Our retaining wall scope covers the full lifecycle from the initial soil boring to the final compaction test behind the wall. We tailor each phase to Sacramento’s specific regulatory environment, ensuring the City of Sacramento or County building official receives a clear, defensible submittal packet.

Cantilever and Gravity Wall Design

Full structural and geotechnical design of reinforced concrete cantilever walls, segmental block gravity walls, and soldier pile systems. We optimize heel and toe proportions to minimize excavation in Sacramento’s tight urban lots.

Drainage and Waterproofing Plans

Detailed drainage design showing aggregate gradation, filter fabric placement, and outlet spacing. We address the seasonal high groundwater table with underdrain systems that prevent hydrostatic pressure from exceeding the design assumption.

Construction Observation and Field Testing

Our engineers observe key construction stages: subgrade inspection, footing reinforcement placement, backfill lift compaction testing, and drain installation. We use nuclear gauge testing to verify 95% relative compaction relative to ASTM D1557.

Quick answers

What building permit triggers a retaining wall design review in Sacramento?

The City of Sacramento requires a building permit for any retaining wall over 4 feet in height measured from the bottom of the footing to the top of the wall, or any wall supporting a surcharge load such as a driveway or building foundation.
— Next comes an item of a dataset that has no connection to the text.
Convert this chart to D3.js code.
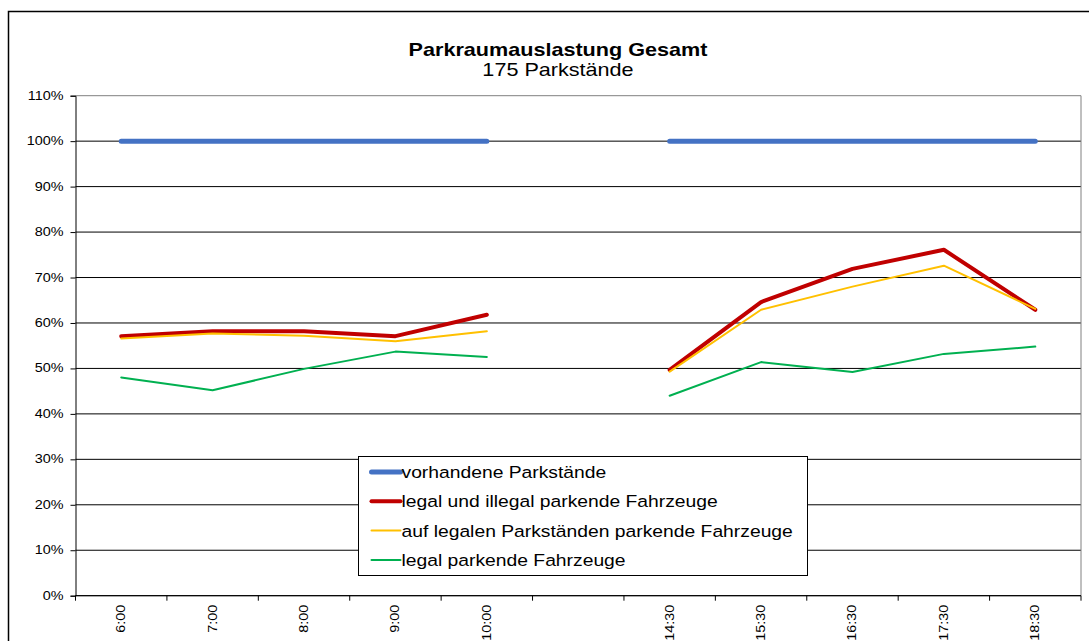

Walls under 4 feet and not supporting a surcharge are generally exempt from a building permit but must still comply with property line setback requirements.

How much does a typical retaining wall design package cost for a Sacramento residential lot?

Design fees for a typical residential retaining wall in Sacramento range from US$950 to US$4.540, depending on wall height, proximity to structures, and whether a supplemental geotechnical boring is needed. A 6-foot-tall wall with standard backfill and simple geometry sits at the lower end, while a 12-foot wall requiring a site-specific seismic analysis and City of Sacramento special inspection program falls at the upper end.

Do I need a geotechnical report before you can design the wall?

Yes, a current geotechnical investigation is the starting point. We need the soil profile at the wall location, including the depth to groundwater, the friction angle and cohesion of the foundation soil, and the classification of the backfill material. If you do not have an existing report, we can scope and perform the necessary test borings or CPT soundings to gather the required parameters.

What backfill material do you specify for retaining walls in the Natomas area?

We specify a clean, free-draining granular material classified as SW or SP per ASTM D2487, with less than 5 percent passing the #200 sieve. Using on-site clay from the Natomas formation as backfill is not allowed because it retains water and expands when wet, tripling the lateral pressure against the wall. We typically require imported crushed aggregate or clean river sand from a local aggregate supplier.

Can a retaining wall be designed to resist both earthquake loading and river flooding?

Absolutely. For properties near the Sacramento or American River, we perform a combined loading analysis that superimposes the rapid drawdown condition on the seismic earth pressure increment. The wall must be stable against sliding and overturning with the water level at the design flood elevation, while also resisting the inertial force from the design earthquake. We typically increase the footing width by 15 to 20 percent to satisfy this combined load case.